Remember This House retells the story of Baldwin’s delayed but intense involvement in the civil rights movement, focalized through the lens of three tragic assassinations: namely, the killings of Medgar Evers, the Mississippi NAACP official shot down by a white racist in his own driveway in 1963; of Malcolm X, Baldwin’s ideological adversary and surprisingly sympathetic personal friend, murdered by Nation of Islam members while speaking in Harlem in 1965; and of Martin Luther King Jr., his life stripped by a Missouri drifter in Memphis in 1968 after an evolution toward Baldwin’s flexible socialism.

Employing the rescued Remember This House as his foundation allows Peck to re-member Baldwin’s body of work by adding an effectively new limb. (Among other things, I Am Not Your Negro gives life to a previously dormant Baldwin book.) Relying on Remember This House also allows Peck to recast the bitterest losses of Baldwin’s time in light of BLM’s new politics of mourning. BLM says and resays the names of Trayvon Martin, Michael Brown, Natasha McKenna and too many others to individuate the victims of state violence and to insist on the pricelessness of each and every black body. I Am Not Your Negro likewise cites and recites the famous names of Medgar Evers, Malcolm X and Martin Luther King, revivifying their individual quirks through Baldwin’s intimate memories and making their premature, violent deaths hurt again, separately and humanly.

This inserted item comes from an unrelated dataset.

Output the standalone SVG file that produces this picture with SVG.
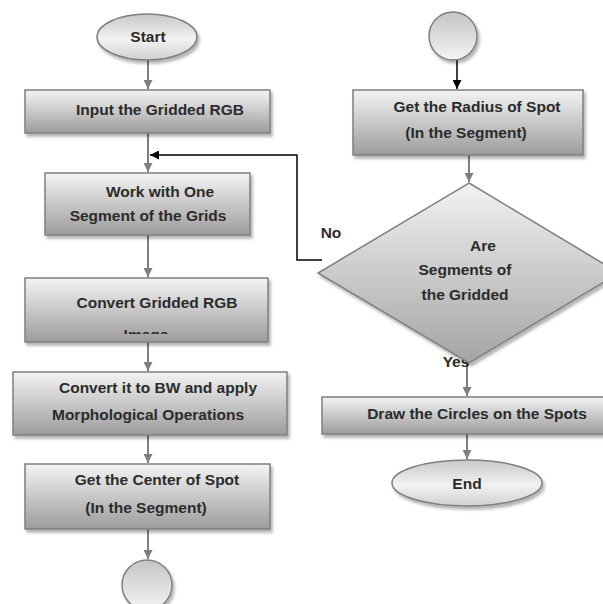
<svg xmlns="http://www.w3.org/2000/svg" width="603" height="604" viewBox="0 0 603 604">
<defs>
<linearGradient id="gBox" x1="0" y1="0" x2="0" y2="1">
<stop offset="0" stop-color="#f4f4f4"/>
<stop offset="1" stop-color="#9c9c9c"/>
</linearGradient>
<linearGradient id="gEll" x1="0" y1="0" x2="0" y2="1">
<stop offset="0" stop-color="#c8c8c8"/>
<stop offset="0.55" stop-color="#f2f2f2"/>
<stop offset="1" stop-color="#d0d0d0"/>
</linearGradient>
<linearGradient id="gCirc" x1="0" y1="0" x2="0" y2="1">
<stop offset="0" stop-color="#c4c4c4"/>
<stop offset="1" stop-color="#f4f4f4"/>
</linearGradient>
<linearGradient id="gDia" x1="0" y1="0" x2="0" y2="1">
<stop offset="0" stop-color="#f2f2f2"/>
<stop offset="1" stop-color="#a4a4a4"/>
</linearGradient>
<filter id="sh" x="-10%" y="-10%" width="130%" height="140%">
<feDropShadow dx="2" dy="3" stdDeviation="1.5" flood-color="#000" flood-opacity="0.3"/>
</filter>
<marker id="ag" viewBox="0 0 10 10" refX="10" refY="5" markerWidth="9" markerHeight="9" markerUnits="userSpaceOnUse" orient="auto">
<path d="M0,0 L10,5 L0,10 z" fill="#7f7f7f"/>
</marker>
<marker id="ab" viewBox="0 0 10 10" refX="10" refY="5" markerWidth="9" markerHeight="9" markerUnits="userSpaceOnUse" orient="auto">
<path d="M0,0 L10,5 L0,10 z" fill="#000"/>
</marker>
<clipPath id="clipImg"><rect x="25" y="278" width="243" height="56"/></clipPath>
</defs>
<style>
.box{fill:url(#gBox);stroke:#7f7f7f;stroke-width:1.5;filter:url(#sh)}
.ell{fill:url(#gEll);stroke:#7f7f7f;stroke-width:1.5;filter:url(#sh)}
.circ{fill:url(#gCirc);stroke:#7f7f7f;stroke-width:1.5;filter:url(#sh)}
.t{font-family:"Liberation Sans",Arial,sans-serif;font-size:15.5px;font-weight:bold;fill:#2b2b2b;text-anchor:middle}
.cg{stroke:#7f7f7f;stroke-width:2;fill:none;marker-end:url(#ag)}
.cb{stroke:#000;stroke-width:1.5;fill:none;marker-end:url(#ab)}
</style>

<g id="connectors">
<line class="cg" x1="148" y1="60" x2="148" y2="89"/>
<line class="cg" x1="148" y1="133" x2="148" y2="172"/>
<line class="cg" x1="148" y1="235" x2="148" y2="277"/>
<line class="cg" x1="148" y1="342" x2="148" y2="371"/>
<line class="cg" x1="148" y1="435" x2="148" y2="463"/>
<line class="cg" x1="148" y1="529" x2="148" y2="559"/>
<line class="cb" x1="457" y1="60" x2="457" y2="89"/>
<line class="cg" x1="469" y1="155" x2="469" y2="182"/>
<line class="cg" x1="467" y1="362" x2="467" y2="396"/>
<line class="cg" x1="467" y1="434" x2="467" y2="459"/>
<polyline class="cb" points="322,260 297,260 297,155 150,155"/>
</g>

<g id="start">
<ellipse class="ell" cx="147" cy="37" rx="50" ry="23"/>
<text class="t" x="148" y="42">Start</text>
</g>

<g id="input">
<rect class="box" x="25" y="90" width="245" height="43"/>
<text class="t" x="160" y="115">Input the Gridded RGB</text>
</g>

<g id="work">
<rect class="box" x="45" y="173" width="205" height="62"/>
<text class="t" x="160" y="197">Work with One</text>
<text class="t" x="148" y="221">Segment of the Grids</text>
</g>

<g id="convert">
<rect class="box" x="25" y="278" width="243" height="64"/>
<text class="t" x="157" y="308">Convert Gridded RGB</text>
<text class="t" x="146" y="340" clip-path="url(#clipImg)">Image</text>
</g>

<g id="bw">
<rect class="box" x="13" y="372" width="274" height="63"/>
<text class="t" x="158" y="393">Convert it to BW and apply</text>
<text class="t" x="148" y="420">Morphological Operations</text>
</g>

<g id="center">
<rect class="box" x="25" y="464" width="245" height="65"/>
<text class="t" x="157" y="485">Get the Center of Spot</text>
<text class="t" x="146" y="513">(In the Segment)</text>
</g>

<g id="connector-a">
<circle class="circ" cx="147" cy="585" r="25"/>
</g>

<g id="connector-b">
<circle class="circ" cx="453" cy="36" r="24"/>
</g>

<g id="radius">
<rect class="box" x="353" y="90" width="230" height="65"/>
<text class="t" x="477" y="112">Get the Radius of Spot</text>
<text class="t" x="466" y="138">(In the Segment)</text>
</g>

<g id="labels">
<text class="t" x="331" y="238">No</text>
<text class="t" x="456" y="367">Yes</text>
</g>

<g id="decision">
<polygon points="469,183 619,273 469,363 318,273" fill="url(#gDia)" stroke="#7f7f7f" stroke-width="1.5" filter="url(#sh)"/>
<text class="t" x="483" y="251">Are</text>
<text class="t" x="465" y="275">Segments of</text>
<text class="t" x="465" y="300">the Gridded</text>
</g>

<g id="draw">
<rect class="box" x="322" y="397" width="292" height="37"/>
<text class="t" x="477" y="419">Draw the Circles on the Spots</text>
</g>

<g id="end">
<ellipse class="ell" cx="467" cy="483" rx="75" ry="23"/>
<text class="t" x="467" y="489">End</text>
</g>
</svg>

Armed with Baldwin’s words and inspiration, Peck cuts the writer’s friends and heroes free from the common cloth of civil rights martyrdom, and breathes the life of our time into three again-distinct losses (of Medgar, Malcolm and Martin rather than Evers and X and King). In the end, I Am Not Your Negro both supplies the present with a brilliantly exceptional BLM Baldwin and repeoples, beyond the blur of group history, the costly collective struggle to which he testified.